▶ Stated task:
Return all of the data exactly as written, without the pictures.

▶ Collected material:
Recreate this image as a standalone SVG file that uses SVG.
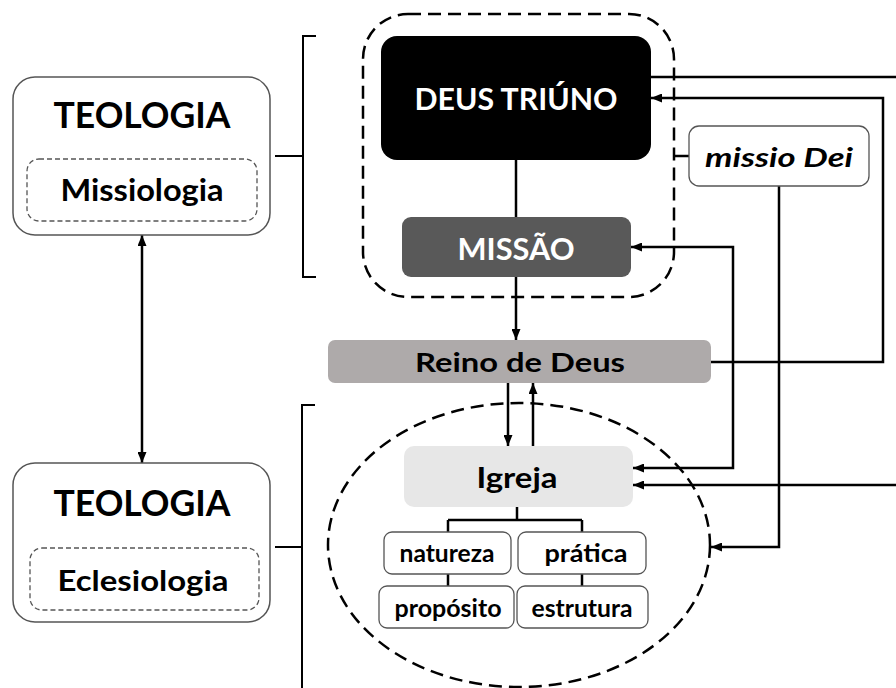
<svg xmlns="http://www.w3.org/2000/svg" width="896" height="688" viewBox="0 0 896 688">
<defs>
<marker id="ah" markerUnits="userSpaceOnUse" markerWidth="11" markerHeight="9" refX="11" refY="4.5" orient="auto-start-reverse">
<path d="M0,0 L11,4.5 L0,9 z" fill="#000"/>
</marker>
</defs>
<style>
text{font-family:Lato,"Open Sans","Liberation Sans",sans-serif;font-weight:700;text-anchor:middle}
.outer{fill:#fff;stroke:#555;stroke-width:1.5}
.inner{fill:none;stroke:#555;stroke-width:1.3;stroke-dasharray:5 3}
.grp{fill:none;stroke:#000;stroke-width:2.5;stroke-dasharray:13 7}
.c{fill:none;stroke:#000;stroke-width:2.5}
.ar{marker-end:url(#ah)}
.br{fill:none;stroke:#000;stroke-width:2}
.small{fill:#fff;stroke:#555;stroke-width:1.3}
.sm{font-size:24px;font-weight:700}
</style>
<rect width="896" height="688" fill="#fff"/>

<g id="group-deus">
<rect class="grp" x="363" y="14" width="311" height="283" rx="45"/>
</g>
<g id="group-igreja">
<ellipse class="grp" cx="519" cy="545" rx="191" ry="142"/>
</g>

<g id="connectors">
<line class="c" x1="142" y1="235" x2="142" y2="463" marker-start="url(#ah)" marker-end="url(#ah)"/>
<path class="br" d="M316,36 H303 V277 H316 M275,156 H303"/>
<path class="br" d="M315,405 H302 V688 M275,547 H302"/>
<line class="c" x1="516" y1="160" x2="516" y2="217"/>
<line class="c ar" x1="516" y1="277" x2="516" y2="340"/>
<line class="c ar" x1="508" y1="383" x2="508" y2="446"/>
<line class="c ar" x1="533" y1="446" x2="533" y2="383"/>
<path class="c" d="M517,507 V520 M448,520 H582 M448,520 V532 M582,520 V532"/>
<path class="c" d="M448,574 V586 M582,574 V586"/>
<line class="c" x1="651" y1="77" x2="896" y2="77"/>
<path class="c ar" d="M711,362 H883 V98 H651"/>
<line class="c" x1="674" y1="156" x2="689" y2="156"/>
<path class="c ar" d="M779,186 V547 H711"/>
<path class="c ar" d="M633,468 H733 V247 H631" marker-start="url(#ah)"/>
<line class="c ar" x1="896" y1="485" x2="633" y2="485"/>
</g>

<g id="teologia-missiologia">
<rect class="outer" x="13" y="77" width="257" height="158" rx="22"/>
<text x="142" y="128" font-size="36" textLength="177" lengthAdjust="spacingAndGlyphs">TEOLOGIA</text>
<rect class="inner" x="27" y="159" width="230" height="62" rx="12"/>
<text x="142" y="201" font-size="30" textLength="163" lengthAdjust="spacingAndGlyphs">Missiologia</text>
</g>

<g id="teologia-eclesiologia">
<rect class="outer" x="13" y="463" width="257" height="159" rx="22"/>
<text x="142" y="516" font-size="36" textLength="177" lengthAdjust="spacingAndGlyphs">TEOLOGIA</text>
<rect class="inner" x="30" y="548" width="229" height="62" rx="12"/>
<text x="143" y="591" font-size="28" textLength="171" lengthAdjust="spacingAndGlyphs">Eclesiologia</text>
</g>

<g id="deus-triuno">
<rect x="381" y="36" width="270" height="124" rx="16" fill="#000"/>
<text x="516" y="110" font-size="30" fill="#fff" textLength="203" lengthAdjust="spacingAndGlyphs">DEUS TRIÚNO</text>
</g>

<g id="missao">
<rect x="402" y="217" width="229" height="60" rx="9" fill="#595959"/>
<text x="516" y="260" font-size="31" fill="#fff" textLength="117" lengthAdjust="spacingAndGlyphs">MISSÃO</text>
</g>

<g id="missio-dei">
<rect class="small" x="689" y="126" width="180" height="60" rx="10"/>
<text x="779" y="167" font-size="27" font-style="italic" textLength="148" lengthAdjust="spacingAndGlyphs">missio Dei</text>
</g>

<g id="reino-de-deus">
<rect x="328" y="340" width="383" height="43" rx="7" fill="#aeaaaa"/>
<text x="520" y="372" font-size="27" textLength="210" lengthAdjust="spacingAndGlyphs">Reino de Deus</text>
</g>

<g id="igreja">
<rect x="404" y="446" width="229" height="61" rx="10" fill="#e7e7e7"/>
<text x="517" y="488" font-size="29" textLength="81" lengthAdjust="spacingAndGlyphs">Igreja</text>
</g>

<g id="natureza">
<rect class="small" x="384" y="532" width="127" height="42" rx="8"/>
<text class="sm" x="447" y="562" textLength="95" lengthAdjust="spacingAndGlyphs">natureza</text>
</g>
<g id="pratica">
<rect class="small" x="518" y="532" width="128" height="42" rx="8"/>
<text class="sm" x="586" y="562" textLength="83" lengthAdjust="spacingAndGlyphs">prática</text>
</g>
<g id="proposito">
<rect class="small" x="379" y="586" width="135" height="42" rx="8"/>
<text class="sm" x="448" y="617" textLength="107" lengthAdjust="spacingAndGlyphs">propósito</text>
</g>
<g id="estrutura">
<rect class="small" x="517" y="586" width="131" height="42" rx="8"/>
<text class="sm" x="582" y="617" textLength="101" lengthAdjust="spacingAndGlyphs">estrutura</text>
</g>
</svg>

▶ Expected output:
Recreate this image as a standalone SVG file that uses SVG.
<svg xmlns="http://www.w3.org/2000/svg" width="896" height="688" viewBox="0 0 896 688">
<defs>
<marker id="ah" markerUnits="userSpaceOnUse" markerWidth="11" markerHeight="9" refX="11" refY="4.5" orient="auto-start-reverse">
<path d="M0,0 L11,4.5 L0,9 z" fill="#000"/>
</marker>
</defs>
<style>
text{font-family:Lato,"Open Sans","Liberation Sans",sans-serif;font-weight:700;text-anchor:middle}
.outer{fill:#fff;stroke:#555;stroke-width:1.5}
.inner{fill:none;stroke:#555;stroke-width:1.3;stroke-dasharray:5 3}
.grp{fill:none;stroke:#000;stroke-width:2.5;stroke-dasharray:13 7}
.c{fill:none;stroke:#000;stroke-width:2.5}
.ar{marker-end:url(#ah)}
.br{fill:none;stroke:#000;stroke-width:2}
.small{fill:#fff;stroke:#555;stroke-width:1.3}
.sm{font-size:24px;font-weight:700}
</style>
<rect width="896" height="688" fill="#fff"/>

<g id="group-deus">
<rect class="grp" x="363" y="14" width="311" height="283" rx="45"/>
</g>
<g id="group-igreja">
<ellipse class="grp" cx="519" cy="545" rx="191" ry="142"/>
</g>

<g id="connectors">
<line class="c" x1="142" y1="235" x2="142" y2="463" marker-start="url(#ah)" marker-end="url(#ah)"/>
<path class="br" d="M316,36 H303 V277 H316 M275,156 H303"/>
<path class="br" d="M315,405 H302 V688 M275,547 H302"/>
<line class="c" x1="516" y1="160" x2="516" y2="217"/>
<line class="c ar" x1="516" y1="277" x2="516" y2="340"/>
<line class="c ar" x1="508" y1="383" x2="508" y2="446"/>
<line class="c ar" x1="533" y1="446" x2="533" y2="383"/>
<path class="c" d="M517,507 V520 M448,520 H582 M448,520 V532 M582,520 V532"/>
<path class="c" d="M448,574 V586 M582,574 V586"/>
<line class="c" x1="651" y1="77" x2="896" y2="77"/>
<path class="c ar" d="M711,362 H883 V98 H651"/>
<line class="c" x1="674" y1="156" x2="689" y2="156"/>
<path class="c ar" d="M779,186 V547 H711"/>
<path class="c ar" d="M633,468 H733 V247 H631" marker-start="url(#ah)"/>
<line class="c ar" x1="896" y1="485" x2="633" y2="485"/>
</g>

<g id="teologia-missiologia">
<rect class="outer" x="13" y="77" width="257" height="158" rx="22"/>
<text x="142" y="128" font-size="36" textLength="177" lengthAdjust="spacingAndGlyphs">TEOLOGIA</text>
<rect class="inner" x="27" y="159" width="230" height="62" rx="12"/>
<text x="142" y="201" font-size="30" textLength="163" lengthAdjust="spacingAndGlyphs">Missiologia</text>
</g>

<g id="teologia-eclesiologia">
<rect class="outer" x="13" y="463" width="257" height="159" rx="22"/>
<text x="142" y="516" font-size="36" textLength="177" lengthAdjust="spacingAndGlyphs">TEOLOGIA</text>
<rect class="inner" x="30" y="548" width="229" height="62" rx="12"/>
<text x="143" y="591" font-size="28" textLength="171" lengthAdjust="spacingAndGlyphs">Eclesiologia</text>
</g>

<g id="deus-triuno">
<rect x="381" y="36" width="270" height="124" rx="16" fill="#000"/>
<text x="516" y="110" font-size="30" fill="#fff" textLength="203" lengthAdjust="spacingAndGlyphs">DEUS TRIÚNO</text>
</g>

<g id="missao">
<rect x="402" y="217" width="229" height="60" rx="9" fill="#595959"/>
<text x="516" y="260" font-size="31" fill="#fff" textLength="117" lengthAdjust="spacingAndGlyphs">MISSÃO</text>
</g>

<g id="missio-dei">
<rect class="small" x="689" y="126" width="180" height="60" rx="10"/>
<text x="779" y="167" font-size="27" font-style="italic" textLength="148" lengthAdjust="spacingAndGlyphs">missio Dei</text>
</g>

<g id="reino-de-deus">
<rect x="328" y="340" width="383" height="43" rx="7" fill="#aeaaaa"/>
<text x="520" y="372" font-size="27" textLength="210" lengthAdjust="spacingAndGlyphs">Reino de Deus</text>
</g>

<g id="igreja">
<rect x="404" y="446" width="229" height="61" rx="10" fill="#e7e7e7"/>
<text x="517" y="488" font-size="29" textLength="81" lengthAdjust="spacingAndGlyphs">Igreja</text>
</g>

<g id="natureza">
<rect class="small" x="384" y="532" width="127" height="42" rx="8"/>
<text class="sm" x="447" y="562" textLength="95" lengthAdjust="spacingAndGlyphs">natureza</text>
</g>
<g id="pratica">
<rect class="small" x="518" y="532" width="128" height="42" rx="8"/>
<text class="sm" x="586" y="562" textLength="83" lengthAdjust="spacingAndGlyphs">prática</text>
</g>
<g id="proposito">
<rect class="small" x="379" y="586" width="135" height="42" rx="8"/>
<text class="sm" x="448" y="617" textLength="107" lengthAdjust="spacingAndGlyphs">propósito</text>
</g>
<g id="estrutura">
<rect class="small" x="517" y="586" width="131" height="42" rx="8"/>
<text class="sm" x="582" y="617" textLength="101" lengthAdjust="spacingAndGlyphs">estrutura</text>
</g>
</svg>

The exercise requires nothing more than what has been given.